The game still follows much the same formula as before: the game is a roguelike that allows you to explore randomly-generated dungeons. Unlike prior games, Pokemon Super Mystery Dungeon doesn’t give you each Pokemon to add to your party roster at random: you have to quest through dungeons to find them. And in true “gotta-catch-em-all” mentality, you can find and recruit all 700+ Pokemon. That’s a lot of catching.

Easy Peasy Sitrus Berry Squeezy

While I found the prior game a bit of a breeze to play, Super Mystery Dungeon ramps up the difficulty quite early. This made me sit up and pay a bit of attention, because I was expecting another casual romp through the caves, not a game where I’d have to rethink my strategies. What makes it interesting is that some of the attacks can affect an entire room, some a number of squares ahead of you, and there are effects that affect the entire dungeon floor. Thankfully, when you gain experience, so does everyone else in your roster, whether they’re in the active party or not.

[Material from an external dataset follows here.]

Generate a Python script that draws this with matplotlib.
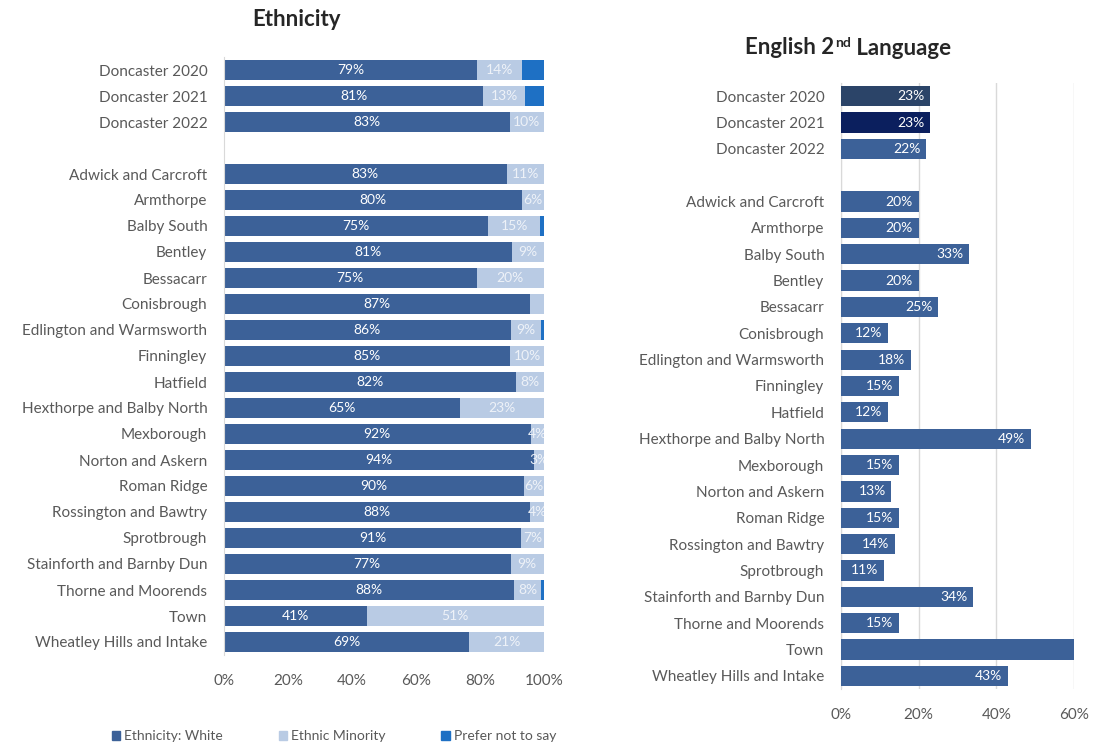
import matplotlib
matplotlib.use("Agg")
import matplotlib.pyplot as plt
from matplotlib.patches import Patch

plt.rcParams['font.family'] = ['Lato', 'DejaVu Sans']

# ---------------- data ----------------
areas = ["Doncaster 2020", "Doncaster 2021", "Doncaster 2022", "",
         "Adwick and Carcroft", "Armthorpe", "Balby South", "Bentley", "Bessacarr",
         "Conisbrough", "Edlington and Warmsworth", "Finningley", "Hatfield",
         "Hexthorpe and Balby North", "Mexborough", "Norton and Askern", "Roman Ridge",
         "Rossington and Bawtry", "Sprotbrough", "Stainforth and Barnby Dun",
         "Thorne and Moorends", "Town", "Wheatley Hills and Intake"]

eth_white = [79, 81, 83, None, 83, 80, 75, 81, 75, 87, 86, 85, 82, 65, 92, 94, 90, 88, 91, 77, 88, 41, 69]
eth_minority = [14, 13, 10, None, 11, 6, 15, 9, 20, 4, 9, 10, 8, 23, 4, 3, 6, 4, 7, 9, 8, 51, 21]
eth_prefer = [7, 6, 0, None, 0, 0, 1, 0, 0, 0, 1, 0, 0, 0, 0, 0, 0, 0, 0, 0, 1, 0, 0]
minority_label_shown = [True] * 23
minority_label_shown[9] = False  # Conisbrough: no label on chart

esl = [23, 23, 22, None, 20, 20, 33, 20, 25, 12, 18, 15, 12, 49, 15, 13, 15, 14, 11, 34, 15, 70, 43]

eth_ticks = [0, 20, 40, 60, 80, 100]
esl_ticks = [0, 20, 40, 60]
ESL_MAX = 60

# ---------------- style ----------------
C_WHITE = "#3C6198"
C_MIN = "#B9CBE4"
C_PREF = "#1E70C4"
C_ESL = ["#2B4468", "#0B1F5E"] + ["#3C6198"] * 21
TXT = "#595959"
SPINE = "#D9D9D9"

fig = plt.figure(figsize=(10.93, 7.47), dpi=100)

# ---------------- left: ethnicity ----------------
ax1 = fig.add_axes([224 / 1093, 1 - 655 / 747, 320 / 1093, 598 / 747])
for i, (w, m, p) in enumerate(zip(eth_white, eth_minority, eth_prefer)):
    if w is None:
        continue
    tot = w + m + p
    fw, fm, fp = 100 * w / tot, 100 * m / tot, 100 * p / tot
    ax1.barh(i, fw, height=0.77, color=C_WHITE)
    ax1.barh(i, fm, left=fw, height=0.77, color=C_MIN)
    if fp > 0:
        ax1.barh(i, fp, left=fw + fm, height=0.77, color=C_PREF)
    ax1.text(fw / 2, i, f"{w}%", ha="center", va="center", color="white",
             fontsize=10, clip_on=True)
    if minority_label_shown[i]:
        ax1.text(fw + fm / 2, i, f"{m}%", ha="center", va="center",
                 color="#EEF2F8", fontsize=10, clip_on=True)

ax1.set_xlim(0, 100)
ax1.set_ylim(len(areas) - 0.5, -0.5)
ax1.set_yticks(range(len(areas)))
ax1.set_yticklabels(areas)
ax1.set_xticks(eth_ticks)
ax1.set_xticklabels([f"{t}%" for t in eth_ticks])
ax1.tick_params(axis="both", length=0, colors=TXT, labelsize=11)
ax1.tick_params(axis="x", pad=14)
ax1.tick_params(axis="y", pad=12)
for s in ["top", "right", "bottom"]:
    ax1.spines[s].set_visible(False)
ax1.spines["left"].set_color(SPINE)

fig.text(296 / 1093, 1 - 20 / 747, "Ethnicity", ha="center", va="center",
         fontsize=16, fontweight="bold", color="#262626")

handles = [Patch(color=C_WHITE, label="Ethnicity: White"),
           Patch(color=C_MIN, label="Ethnic Minority"),
           Patch(color=C_PREF, label="Prefer not to say")]
leg = fig.legend(handles=handles, loc="center", bbox_to_anchor=(334 / 1093, 1 - 736 / 747),
                 ncol=3, frameon=False, fontsize=10, handlelength=0.6, handleheight=0.6,
                 handletextpad=0.3, columnspacing=4.0)
for t in leg.get_texts():
    t.set_color(TXT)

# ---------------- right: English 2nd language ----------------
ax2 = fig.add_axes([841 / 1093, 1 - 689 / 747, 233 / 1093, 606 / 747])
for i, v in enumerate(esl):
    if v is None:
        continue
    ax2.barh(i, v, height=0.77, color=C_ESL[i], zorder=3)
    if v <= ESL_MAX:  # labels of bars running past the axis are not shown
        ax2.text(v - 1.5, i, f"{v}%", ha="right", va="center", color="white",
                 fontsize=10, clip_on=True, zorder=4)
ax2.set_xlim(0, ESL_MAX)
ax2.set_ylim(len(areas) - 0.5, -0.5)
ax2.set_yticks(range(len(areas)))
ax2.set_yticklabels(areas)
ax2.set_xticks(esl_ticks)
ax2.set_xticklabels([f"{t}%" for t in esl_ticks])
ax2.grid(axis="x", color=SPINE, linewidth=1, zorder=0)
ax2.tick_params(axis="both", length=0, colors=TXT, labelsize=11)
ax2.tick_params(axis="x", pad=14)
ax2.tick_params(axis="y", pad=12)
for s in ["top", "right", "bottom"]:
    ax2.spines[s].set_visible(False)
ax2.spines["left"].set_color(SPINE)

t1 = fig.text(745 / 1093, 1 - 47 / 747, "English 2", ha="left", va="center",
              fontsize=16, fontweight="bold", color="#262626")
t2 = fig.text(0, 0, "nd", fontsize=10, fontweight="bold", color="#262626")
t3 = fig.text(0, 0, " Language", fontsize=16, fontweight="bold", color="#262626")
fig.canvas.draw()
r = fig.canvas.get_renderer()
bb = t1.get_window_extent(r).transformed(fig.transFigure.inverted())
t2.set_position((bb.x1 + 0.001, bb.y1 - 0.014))
bb2 = t2.get_window_extent(r).transformed(fig.transFigure.inverted())
t3.set_position((bb2.x1, bb.y0 + 0.004))

fig.savefig("out.png", dpi=100)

Pokemon Super Mystery Dungeon: Village

After you manage to clear the opening, constrained bits of story and you’re given the run of the world, the game truly comes into its own. You’re no longer stuck to an underpowered Pokemon, for example, and if you’ve got more powerful characters in your roster, you’re finally free to use them as the main explorer. Don’t think this will make the game much easier, because some of those boss characters are truly tough.

A Pokemon of a different colour

One of the bigger differences in this game is the addition of Emeras, gems that can significantly power-up your beastie (Ed: Is there a Pokemon called “Beastie”? I think there should be one called “Beastie”). The catch is that you have to find Emeras in the wild, and whenever you enter a room, a timer goes off, giving you a certain number of moves to get to that Emera before it disintegrates.

Mystery Dungeon: Water

Another difference is the addition of Alliance attacks, an attack that uses all of your party members to effectively deal a ridiculous amount of damage to a foe. Between Emeras and Alliance attacks, these new addition add enough to separate Pokemon Super Mystery Dungeon from its predecessors. They also add a new level of strategy to what used to be “find the stairs, get out” style of gameplay. Although, to be fair, there’s still a good deal of that to be had.

Final battle

While Pokemon Super Mystery Dungeon is a far better game (eventually) than many of the earlier ones, it’s still a roguelike with Pokemon. If you enjoy neither Pokemon nor exploring randomly-generated corridors, you’re probably better off with a different game. However, those fans of both will find plenty here to keep them occupied. Because the dungeons are randomly generated, you’re likely to never see precisely the same one twice, and because you can go on to collect a ridiculous amount of Pokemon, expect to play here for a good long while.